第1回 経済審議会構造改革推進部会議事概要
1.日時
平成8年7月3日(水)14:30~16:15
2.場所
経済企画庁特別会議室(1230号室)(第4合同庁舎12階)
3.出席者
部会
小林部会長、井堀利宏、角道謙一、川勝堅二、岸輝雄、清家篤、橘木俊詔、長岡實、奈良久彌、成瀬健生、南部鶴彦、深海博明、福井俊彦、藤原まり子、堀勝洋、宮島洋、吉川洋、鷲尾悦也、和田正江の各委員
事務局
田中経済企画庁長官、清水政務次官、糠谷事務次官、竹島官房長、水谷日銀政策委員、鹿島企画課長、坂本総合計画局長、小峰審議官、五十嵐審議官、志賀計画課長
4.議題
- 構造改革推進部会の審議の公開について
- 構造改革推進部会の進め方について
- 「構造改革のための経済社会計画」進捗状況について
5.審議内容
- 本部会の公開について、次のように決定された。
- 原則として議事録を1か月以内に公開する。ただし、発言者名は公開しない。また、原則として議事要旨を2日以内に公開する。
- 配布資料は、原則として議事録と併せ公開する。
- 開催日程は事前に周知を図る。
- 構造改革推進部会の進め方について
- 構造改革推進部会の進め方に対する意見は次の通り。
- 構造改革を進める仕組みの問題について踏み込んで考えていく必要がある。つまりどういう社会構造や合意形成システムの下で構造改革を進めていくかについての議論が必要である。
- 構造改革の議論に際しての視点を絞っていくことは経済審議会としても効率的である。つまり内外価格差是正や国内の高コスト構造是正等の構造変化が着実に進行していることを踏まえ、個々に施策の推進状況を見ていくだけではなく、開放的で市場メカニズムの働きやすい、マクロ経済の新しい姿の実現に有効な施策が全体として行われているかを見ていくことが重要である。

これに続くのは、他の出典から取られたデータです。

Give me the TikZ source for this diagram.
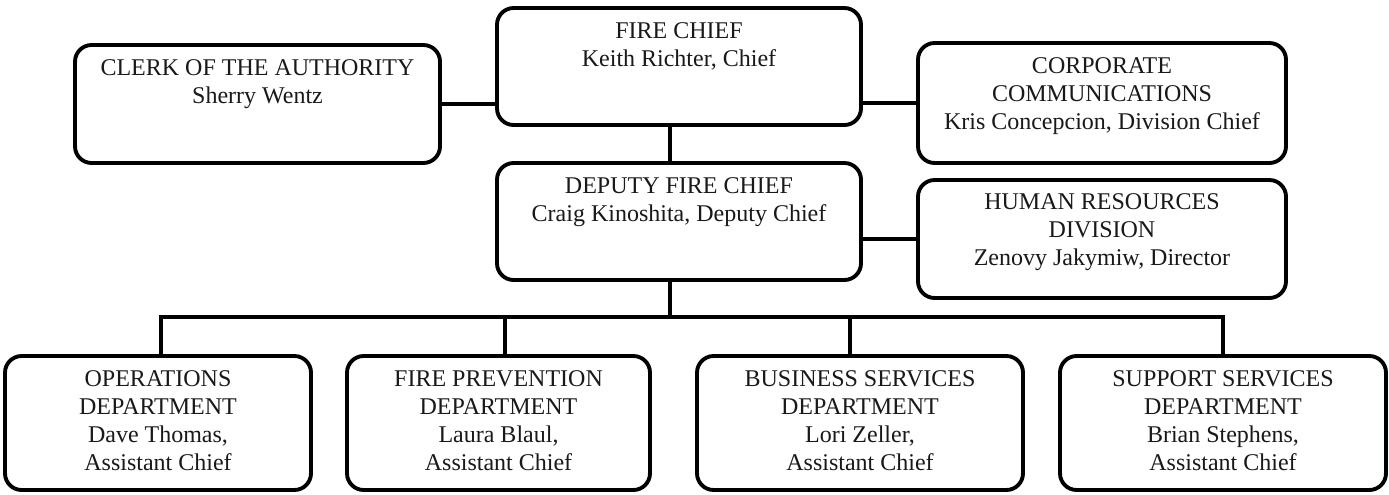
\documentclass[tikz,border=0pt]{standalone}
\usepackage{fontspec}
\setmainfont{Liberation Serif}
\usetikzlibrary{fit,calc}
\tikzset{
  orgbox/.style={draw=black, line width=2.9pt, rounded corners=12.5pt, inner sep=0pt},
  orgtxt/.style={anchor=north, align=center, inner sep=0pt, font=\fontsize{18}{21}\selectfont, text=black!90},
  link/.style={draw=black, line width=2.9pt}
}
\begin{document}
\begin{tikzpicture}[x=0.75pt, y=-0.75pt]
\useasboundingbox[fill=white] (0,0) rectangle (1389,494);
% top row
\node[orgbox, fit={(497,8) (861,125)}] (fc) {};
\node[orgtxt] (fct) at ([yshift=-12.5pt]fc.north) {FIRE CHIEF\\Keith Richter, Chief};
\node[orgbox, fit={(75,45) (440,163)}] (clerk) {};
\node[orgtxt] (clerkt) at ([yshift=-12.5pt]clerk.north) {CLERK OF THE AUTHORITY\\Sherry Wentz};
\node[orgbox, fit={(918,43) (1286,163)}] (corp) {};
\node[orgtxt] (corpt) at ([yshift=-12pt]corp.north) {CORPORATE\\COMMUNICATIONS\\Kris Concepcion, Division Chief};
% second row
\node[orgbox, fit={(497,163) (861,280)}] (dep) {};
\node[orgtxt] (dept) at ([yshift=-12.5pt]dep.north) {DEPUTY FIRE CHIEF\\Craig Kinoshita, Deputy Chief};
\node[orgbox, fit={(918,180) (1286,298)}] (hr) {};
\node[orgtxt] (hrt) at ([yshift=-11.5pt]hr.north) {HUMAN RESOURCES\\DIVISION\\Zenovy Jakymiw, Director};
% bottom row
\node[orgbox, fit={(5,356) (311,490)}] (ops) {};
\node[orgtxt] (opst) at ([yshift=-12pt]ops.north) {OPERATIONS\\DEPARTMENT\\Dave Thomas,\\Assistant Chief};
\node[orgbox, fit={(347,356) (650,490)}] (fp) {};
\node[orgtxt] (fpt) at ([yshift=-12pt]fp.north) {FIRE PREVENTION\\DEPARTMENT\\Laura Blaul,\\Assistant Chief};
\node[orgbox, fit={(697,356) (1023,490)}] (bs) {};
\node[orgtxt] (bst) at ([yshift=-12pt]bs.north) {BUSINESS SERVICES\\DEPARTMENT\\Lori Zeller,\\Assistant Chief};
\node[orgbox, fit={(1060,356) (1386,490)}] (ss) {};
\node[orgtxt] (sst) at ([yshift=-12pt]ss.north) {SUPPORT SERVICES\\DEPARTMENT\\Brian Stephens,\\Assistant Chief};
% connectors
\draw[link] (clerk.east) -- (clerk.east -| fc.west);
\draw[link] (corp.west) -- (corp.west -| fc.east);
\draw[link] (hr.west) -- (hr.west -| dep.east);
\coordinate (fcx) at ([xshift=-6.5pt]fc.south);
\draw[link] (fcx) -- (fcx |- dep.north);
\coordinate (bus) at (670,317);
\coordinate (depx) at ([xshift=-6.5pt]dep.south);
\draw[link] (depx) -- (depx |- bus);
\draw[link] ([xshift=2pt]ops.north) |- (ss.north |- bus) -- (ss.north);
\draw[link] ([xshift=4.9pt]fp.north) -- ([xshift=4.9pt]fp.north |- bus);
\draw[link] ([xshift=-7.5pt]bs.north) -- ([xshift=-7.5pt]bs.north |- bus);
\end{tikzpicture}
\end{document}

- 財政・社会保障の問題については、特別に少人数のワーキング・グループを設けて分析の基礎となる現状認識や将来予測を行っていくことが決定された。尚、ワーキング・グループの取りまとめは宮島委員にお願いすることも併せて決定された。
- 構造改革推進部会の進め方に対する意見は次の通り。
- 「構造改革のための経済社会計画」進捗状況について
主な意見は以下の通り。- 数々の構造改革がマクロの数字にどのような影響を与えていくのか、ということは押さえておくべきポイントである。構造改革が進んだ場合にどういうロジックで成長率が引き上げられるかという中間項のロジックがあるはずであるので、進捗してる構造改革がどの程度、その中間項に影響を与えているのかということを明確にすべきである。
- フォローアップに際して、経済計画をとりまく環境条件の変化(国際的な要請等)を如何にして進捗状況の評価に組み込んでいくかというのは非常に重要である。
- 財政・社会保障問題を検討するに際しては、経済計画策定時からの状況変化等もあり、「豊かで安心できる経済社会の創造」のフォローアップの枠内には議論が収まりきらないので、その枠組みを越えて検討してはどうか。
- 規制緩和の効果について、ある規制緩和がどういうルートでどの様に経済に影響を与えていくのか、という枠組みをはっきりさせ、閉鎖していたルートのうちどのルートが開通したのかということを検討すべきである。本来、規制緩和は企業の行動が変化することにより結果につながるものである、ということで評価するべき。
- このまま出生率の低下が進めば、21世紀は少子・高齢社会の到来は確実であるため、現時点での重点施策の中に、経済活力維持のため人口激減防止のための施策を明確に打ち出すべきである。
- 規制緩和等の進捗状況については、進捗した分野だけではなく、全く進捗を見ない分野、手の付けられていない分野をはっきり指摘するべきである。
- フォローアップに際して重要なことは「成長期待7分野」がうまく育成されるよう一貫して見守っていくことである。
- 科学技術に関しては、科学技術基本計画が閣議決定され、一定の進展を見ているところであるが、世界と比較しても未だその研究環境は劣悪である。特に、研究者間の競争を促進し、また、それを評価するシステムの欠如が問題である。科学技術は経済社会の発展に対する基盤であるということをもっと明確にしてもらいたい。
- コスト構造を考えるに当たっては、地価の問題や為替レートとの関係も重要である。可能なら検討してみてほしい。
- 関連する他省庁や審議会、委員会・部会との連携を、相互の意見の調整も含めて、十分に進めていただきたい。